Call of Duty Black Ops
Federico Ercole
Nei videogiochi capita di salvare il mondo interpretando diverse tipologie di eroi, oppure di contribuire ad annientare l’universo. Fa parte del gioco. Così talvolta si interpretano virtualmente personaggi che nella realtà troveremmo detestabili, oppure si compiono azioni in contrasto totale con la nostra etica. È come recitare, si può interpretare Jago o Hannibal Lecter e trovarlo spassoso, senza essere dei perversi bugiardi e traditori o serial killer cannibali. Così non c’è nessun altro videogioco che renda «divertente» l’orrore della guerra anche per un pacifista convinto, come Call of Duty: Black Ops, appena uscito per PS3 e XBox 360. Dopo solo 5 giorni ha fatturato 650 milioni di dollari e ha irritato profondamente uno stato: Cuba. Il gioco si ambienta all’epoca della guerra fredda e siccome il protagonista è un agente speciale della Cia, i comunisti sono il male assoluto. Nei primi minuti di gioco, che si svolgono a Cuba durante gli eventi della Baia dei Porci, la missione è quella di eliminare Fidel Castro. E gli si spara pure, al rallentatore, ma poco dopo si scopre che era un sosia. Così in un comunicato ufficiale da Cuba a proposito di questo attentato videoludico si legge che «quello che gli Stati Uniti non sono riusciti a compiere in più di 50 anni lo stanno tentando ora virtualmente». Una reazione pacata se si pensa a quale vespaio mediatico avrebbe sollevato Call of Duty se si fosse svolto in un’altra epoca e in un altro luogo e se avessimo provato a eliminare uno qualsiasi dei potenti ancora in comando.

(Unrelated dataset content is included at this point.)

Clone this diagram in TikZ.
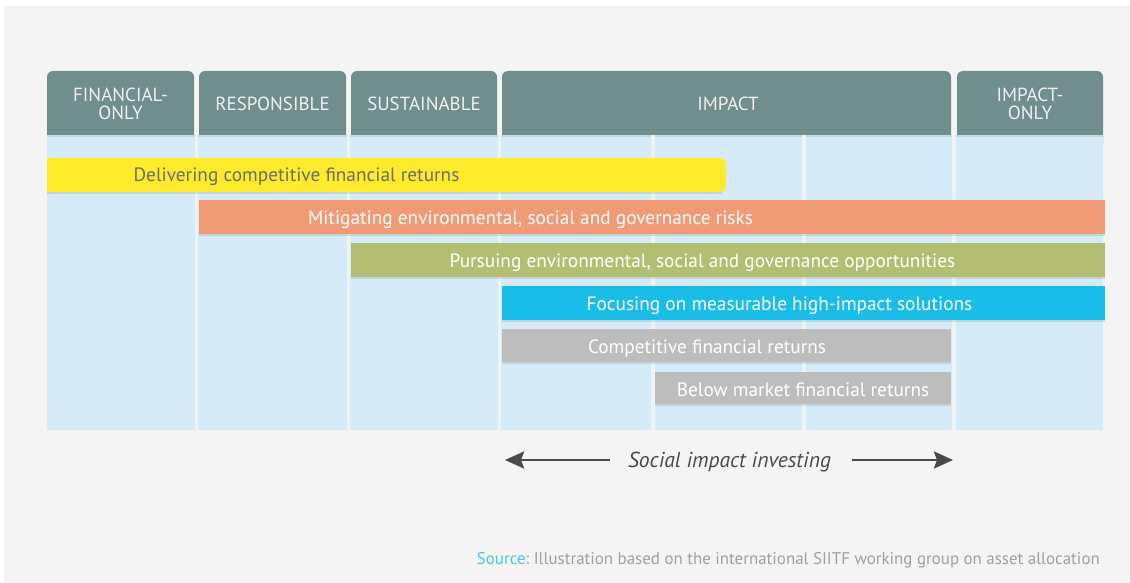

Ma questo tentato omicidio non è che l’inizio di un gioco davvero stupefacente, un film interattivo tutto in soggettiva visivamente potentissimo, e chi gioca la modalità «zombi», una storia parallela in cui si combattono morti viventi nazisti, scoprirà che in realtà Kennedy e Castro sono alleati contro i mostri.
Malgrado l’iper-realismo degli scenari, anche se i cieli possiedono una gamma cromatica che li rende fantastici, belli come quelli delle grandi favole epiche, e il pretesto storico, Call of Duty è un racconto immaginario e non è un’opera fascista o nazionalista, anzi, se la si legge come «fanta» cronaca di tutte le porcherie commesse dalla Cia può essere considerato un gioco educativo. Call of Duty Black Ops è uno sparatutto in prima persona che ci porterà quasi in tutto il mondo: Russia, Cina, Vietnam, Laos, Antartide…I livelli sono suggestivi, costruiti con una sensibilità pittorica che nel genere degli sparatutto è spesso assente. La giungla sembra quella di Apocalypse Now, un coacervo di vegetazione opprimente e così vegetale da sembrare viva, pronta a soffocarci con i suoi tentacoli verdi. C’è anche una parte di gioco che si svolge a Kowloon, il quartiere diroccato di Hong Kong; tutto il livello è un evidente omaggio a John Woo, che vi ha ambientato numerosi film e viene citato anche il suo videogioco Stranglehold, che condivide lo stesso set virtuale e l’atmosfera meteorologica: una pioggia fittissima. Oltretutto le armi che il giocatore ha a disposizione all’inizio del livello sono una coppia di pistole, un classico degli eroi di Woo.